Culture is a key export, overenthusiastic fan a big risk
Just as the growth of culture drove the growth of other industries in Britain, the expansion of Korean pop content will enhance other sectors, including tourism and technology, said Julian Knight, a member of the British Parliament and chair of the Culture, Media and Sport Select Committee.
Knight gave his remarks at “The 3rd Business+ Forum – The Korean Entertainment Industry” held Thursday at Lotte Hotel Seoul in central Seoul.
The forum, co-hosted by the Korea Trade-Investment Promotion Agency (Kotra) and the British Chamber of Commerce in Korea (BCCK), was held to discuss how the influence of K-pop, Korean dramas and films has been growing in recent years and how risks can be managed to ensure continued success, according to Kotra.
It was attended by experts in entertainment and policies including: Eight members of British Parliament including Knight; Lee Yong-min, a partner at Yulchon, a law firm; Son Jin, foreign attorney for the District of Columbia at Yulchon; and James Hooper, explorer and TV presenter. Lucinda Walker, executive director of the BCCK, moderated the discussion session.
“The success of Korean and British entertainment and media industries are impressive in their own way, and it’s right to recognize them all, but it’s also created other benefits for our countries,” Knight said.

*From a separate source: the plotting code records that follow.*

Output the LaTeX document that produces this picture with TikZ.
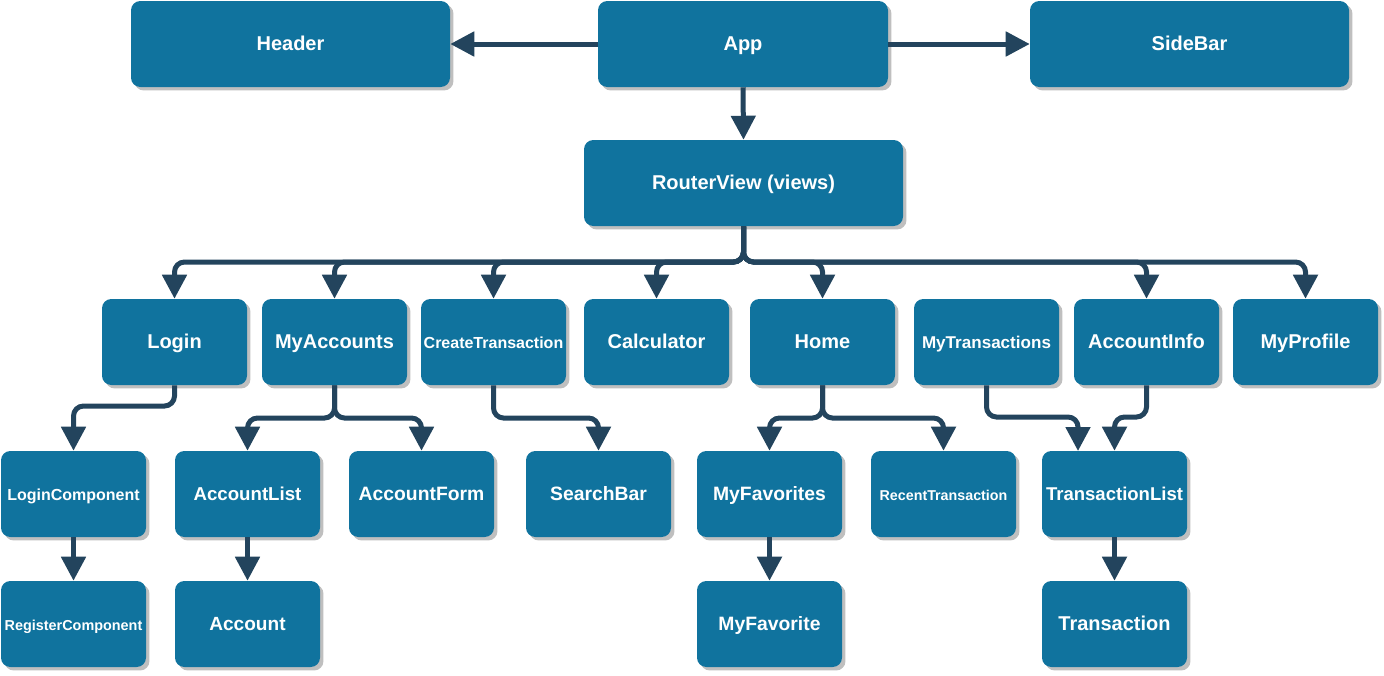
\documentclass[tikz,border=0pt]{standalone}
\usepackage{fontspec}
\setmainfont{Liberation Sans}
\usetikzlibrary{arrows.meta,shadows}
\definecolor{boxblue}{HTML}{10739E}
\definecolor{arrowblue}{HTML}{23445D}
\definecolor{shadowgray}{HTML}{BFBFBF}
\tikzset{
  comp/.style={fill=boxblue, rounded corners=7pt, text=white, inner sep=0pt,
    font=\bfseries\fontsize{15pt}{18pt}\selectfont,
    text height=1.0em, text depth=0pt,
    minimum width=108.75pt, minimum height=64.5pt,
    drop shadow={shadow xshift=2.6pt, shadow yshift=-2.6pt, fill=shadowgray, opacity=1}},
  wide/.style={minimum width=239.25pt},
  appw/.style={minimum width=217.5pt},
  conn/.style={draw=arrowblue, line width=3.75pt, rounded corners=7.5pt,
    -{Triangle[length=18pt,width=18pt]}},
  fs/.style={font=\bfseries\fontsize{#1}{#1}\selectfont}
}
\begin{document}
\begin{tikzpicture}[x=0.75pt,y=-0.75pt]
\useasboundingbox (0,0) rectangle (1384,675);
% top
\node[comp,wide] (header) at (290.5,44) {Header};
\node[comp,appw] (app) at (743,44) {App};
\node[comp,wide] (sidebar) at (1189.5,44) {SideBar};
\node[comp,wide] (rv) at (743.5,183) {RouterView (views)};
% row 2
\node[comp] (login) at (174.5,342) {Login};
\node[comp] (myacc) at (334.5,342) {MyAccounts};
\node[comp,fs=12pt] (ct) at (493.5,342) {CreateTransaction};
\node[comp] (calc) at (656.5,342) {Calculator};
\node[comp] (home) at (822.5,342) {Home};
\node[comp,fs=12.8pt] (mytx) at (986.5,342) {MyTransactions};
\node[comp] (accinfo) at (1146.5,342) {AccountInfo};
\node[comp] (profile) at (1305.5,342) {MyProfile};
% row 3
\node[comp,fs=12pt] (lc) at (73.5,494) {LoginComponent};
\node[comp,fs=14pt] (al) at (247.5,494) {AccountList};
\node[comp,fs=14.5pt] (af) at (421.5,494) {AccountForm};
\node[comp,fs=14.5pt] (sb) at (598.5,494) {SearchBar};
\node[comp,fs=14.5pt] (mf) at (769.5,494) {MyFavorites};
\node[comp,fs=10.7pt] (rt) at (943.5,494) {RecentTransaction};
\node[comp,fs=13.9pt] (tl) at (1114.5,494) {TransactionList};
% row 4
\node[comp,fs=10.8pt] (rc) at (73.5,624) {RegisterComponent};
\node[comp,fs=14.3pt] (acc) at (247.5,624) {Account};
\node[comp,fs=14.5pt] (fav) at (769.5,624) {MyFavorite};
\node[comp] (tx) at (1114.5,624) {Transaction};
% bus levels
\coordinate (busA) at (0,262);
\coordinate (busL) at (0,406);
\coordinate (busB) at (0,418);
\coordinate (busT) at (0,417);
\coordinate (tlin) at (1078,451);
% top connectors
\draw[conn] (app.west) -- (header.east);
\draw[conn] (app.east) -- (sidebar.east -| sidebar.west);
\draw[conn] (app.south) -- (rv.north);
% router view
\foreach \c in {login,myacc,ct,calc,home,accinfo,profile}
  \draw[conn] (rv.south) -- (rv.south |- busA) -- (\c.north |- busA) -- (\c.north);
% row 2 -> row 3
\draw[conn] (login.south) -- (login.south |- busL) -- (lc.north |- busL) -- (lc.north);
\draw[conn] (myacc.south) -- (myacc.south |- busB) -- (al.north |- busB) -- (al.north);
\draw[conn] (myacc.south) -- (myacc.south |- busB) -- (af.north |- busB) -- (af.north);
\draw[conn] (ct.south) -- (ct.south |- busB) -- (sb.north |- busB) -- (sb.north);
\draw[conn] (home.south) -- (home.south |- busB) -- (mf.north |- busB) -- (mf.north);
\draw[conn] (home.south) -- (home.south |- busB) -- (rt.north |- busB) -- (rt.north);
\draw[conn] (mytx.south) -- (mytx.south |- busT) -- (tlin |- busT) -- (tlin);
\draw[conn] (accinfo.south) -- (accinfo.south |- busT) -- (tl.north |- busT) -- (tl.north);
% row 3 -> row 4
\draw[conn] (lc.south) -- (rc.north);
\draw[conn] (al.south) -- (acc.north);
\draw[conn] (mf.south) -- (fav.north);
\draw[conn] (tl.south) -- (tx.north);
\end{tikzpicture}
\end{document}
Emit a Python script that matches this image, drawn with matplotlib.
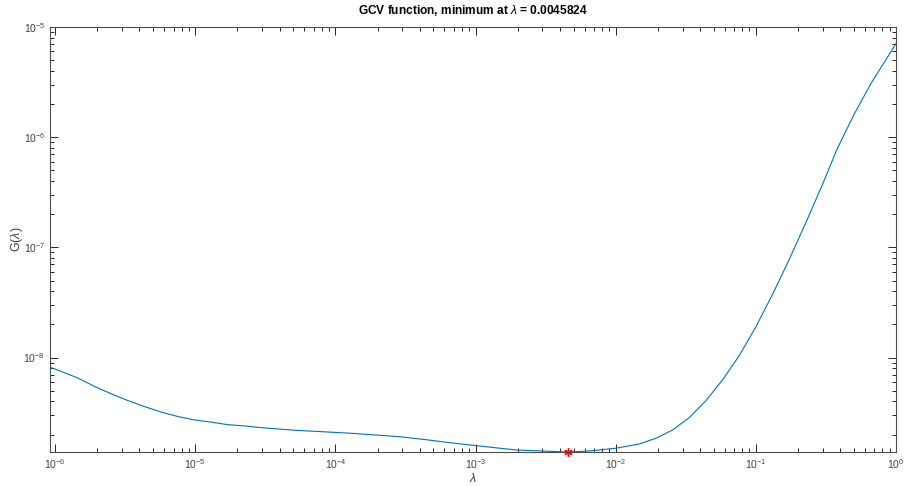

“Our entertainment industries have provided positive perceptions of our two countries as welcomed destinations to work, invest, live and visit,” he said. “And the success of our music, film and television sectors support our tourism and related businesses as well as giving a boost to our heritage, culture and retail sectors.”
The global pandemic has boosted the surge of K-pop and videos. With the pandemic coming to an end, Korean entertainment will create further synergy with offline businesses, according to Lyu Jae-won, executive vice president for Trade-investment Data at Kotra.
“Platform businesses have been boosted by megadeals between distributors, such as telecommunications on the one and content providers on the other,” Lyu said.
“Furthermore, added value can be created by putting intellectual property into business, where the unique licenses of characters and stories generate profits in various fields such as beauty, fashion and games.”
The expansion was also attributed to enthusiastic fans and television audiences who are eager to spread Korean entertainment on the global stage. However, their overzealous passion could also pose a threat if not dealt with properly, said Hooper.
“The netizens, or the online commentators, can be quite brutal in their appraisal of a show,” Hooper said, referring to his experience while taking part in the JTBC talk show “Abnormal Summit” in 2014.
“They’re not always true, but once something is picked up, it becomes a rolling mass and gains momentum. It’s important we make sure that we maintain the interaction between consumers and the content but also make sure that it doesn’t deteriorate into a negative context.”